S. Stamatiadis, R. Prosmiti and S. C. Farantos
Institute of Electronic Structure and Laser
Foundation for Research and Technology - Hellas,
Department of Chemistry
University of Crete
Iraklion, Crete 711 10, Greece
Published in "Computer Physics Communications, 127 (2000) 343-355"
VERSION 2 (ADLS_v2_0) "Computer Physics Communications, 181 (2010) 1818"
Title of the program: AUTO_DERIV
Catalogue number: ADLS, ADLS_v2_0
Program Summary URL: http://cpc.cs.qub.ac.uk/summaries/ADLS
Program obtainable from: CPC Program Library, Queen's University of Belfast, N. Ireland
Computer for which the program is designed: Any computer equipped with an ISO FORTRAN 90 conforming compiler
Computer on which the program has been tested : Intel Pentium II PC, IBM RS/6000, HP Exemplar
Operating system under which the program has been tested: GNU/Linux, AIX 4.3, HP-UX B.10.01
Programming language used: ISO FORTRAN 90
Compilers with which it has been tested: HP f90, NAGWare f95, IBM xlf90, Fujitsu F95, Absoft Pro Fortran F90, PGI Workstation pgf90
Memory required to execute with typical data: 680 KBytes
No. of bits in a word: 32
No. of bytes in distributed program, included test data etc: 68 402
Distribution format: ASCII
Keywords: Automatic differentiation, derivatives, Fortran 90, Potential Energy Surfaces, Molecular Dynamics, Non Linear Mechanics
Method of Solution
The mathematical rules for differentiation of sums, products, quotients, elementary functions in conjunction with the chain rule for compound functions are applied. The function should be expressed as one or more Fortran 90 or Fortran 77 procedures. A new type of variables is defined and the overloading mechanism of functions and operators provided by the Fortran 90 language is extensively used to implement the differentiation rules.

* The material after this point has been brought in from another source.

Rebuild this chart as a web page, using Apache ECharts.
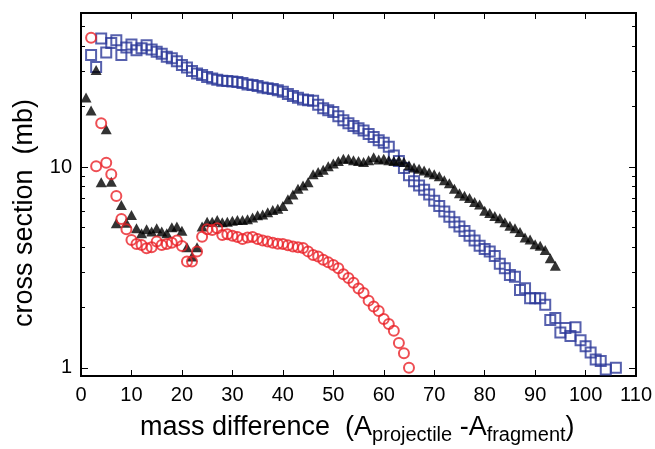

Restrictions on the complexity of the problem
None imposed by the program. There are certain limitations that may appear mostly due to the specific implementation chosen in the user code. They can always be overcome by recoding parts of the routines developed by the user or by modifying AUTO_DERIV according to specific instructions given below. The common restrictions of available memory and the capabilities of the compiler hold.
Typical running time
The typical running time for the program depends on the compiler and the complexity of the differentiated function. A rough estimate is that AUTO_DERIV is an order of magnitude slower than the evaluation of the analytical function value and derivatives (if they were available).